The brain of each register is a 74hc574. The 574 is the mil-spec version of the 374 octal d-type flip-flop; positive edge-trigger; 3-state. I ordered the 574's from Digikey on accident. The 374 would have been just fine.
Since this is a 3-state IC, it can provide outputs as high, low, or high-impedance. I think of that third state as invisible. When it's in that state, it's like those output pins aren't there. This would let me tie the inputs and outputs of the 574 directly to the bus, but I can't in this case because I also need these registers to be tied to the ALU. The ALU wants the A and B registers to always be on, but the bus only wants to see them when the correct control flags are set.
To solve this, I'm using a 74hc245 octal bus transceiver; 3-state. This chip gives us a directional control to determine if we're reading data from the bus or writing data to the bus. It also gives us a high-impedance setting so we can effectively disconnect the register from the bus when it's not active.
The d-flip-flop's output will always be on and it will drive the 245 and the ALU. The control logic for the register will set the appropriate state on the 245.
We can wire both the output and input of the d-flip-flop to one side of the transceiver (blue wires).
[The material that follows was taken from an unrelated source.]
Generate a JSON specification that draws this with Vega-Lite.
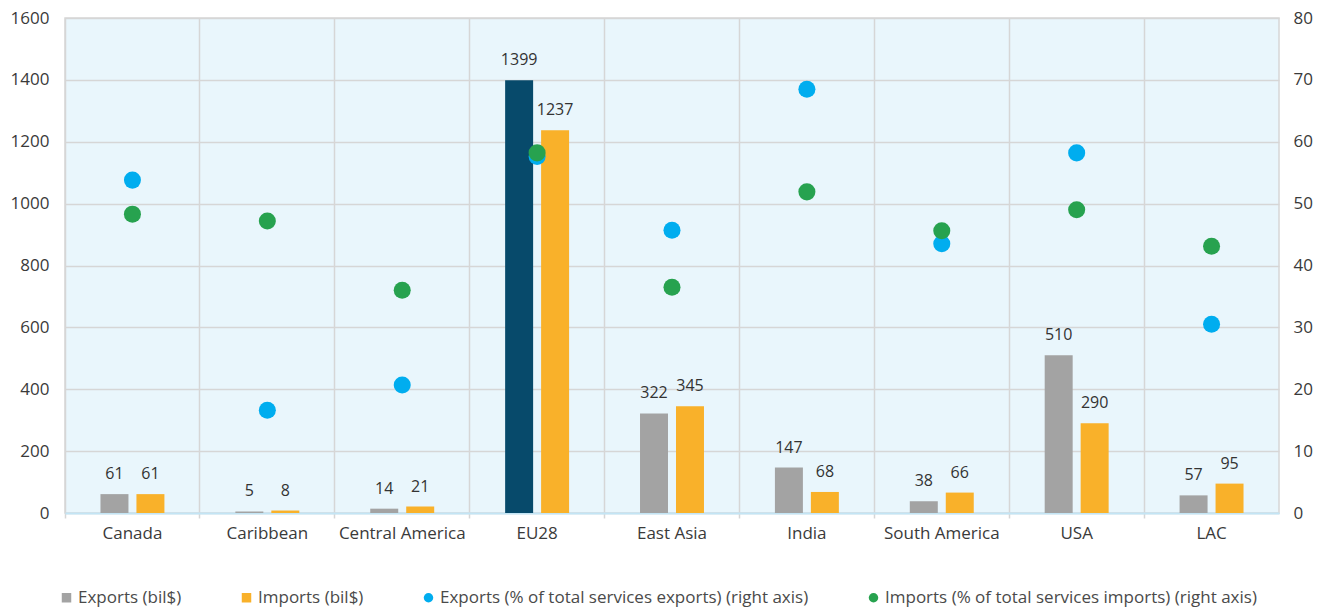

The other side of the transceiver connects to the bus (green wires).
The yellow wires are control bits. From left to right: transceiver direction, transceiver enable, and register enable. The white wire is the clock. The yellow and white jumpers are temporary. Those lines will be connected to the control bus later.
When I built my first breadboard computer I duplicated Ben Eater's wiring style and layout. All of the lines were cut short and flat to the board. This time I'm favoring lines that arc above the board in more direct paths. My hope is this ends up cleaner, with connections that are easier to trace and fewer kinks because of less need to crimp right angles. I got this idea looking at the Vulcan-74 (https://www.atomiczombie.com/vulcan-74/). We'll see if this scales.
I ended the night by wiring the registers to a temporary bus (green wires) and testing the read and write functions.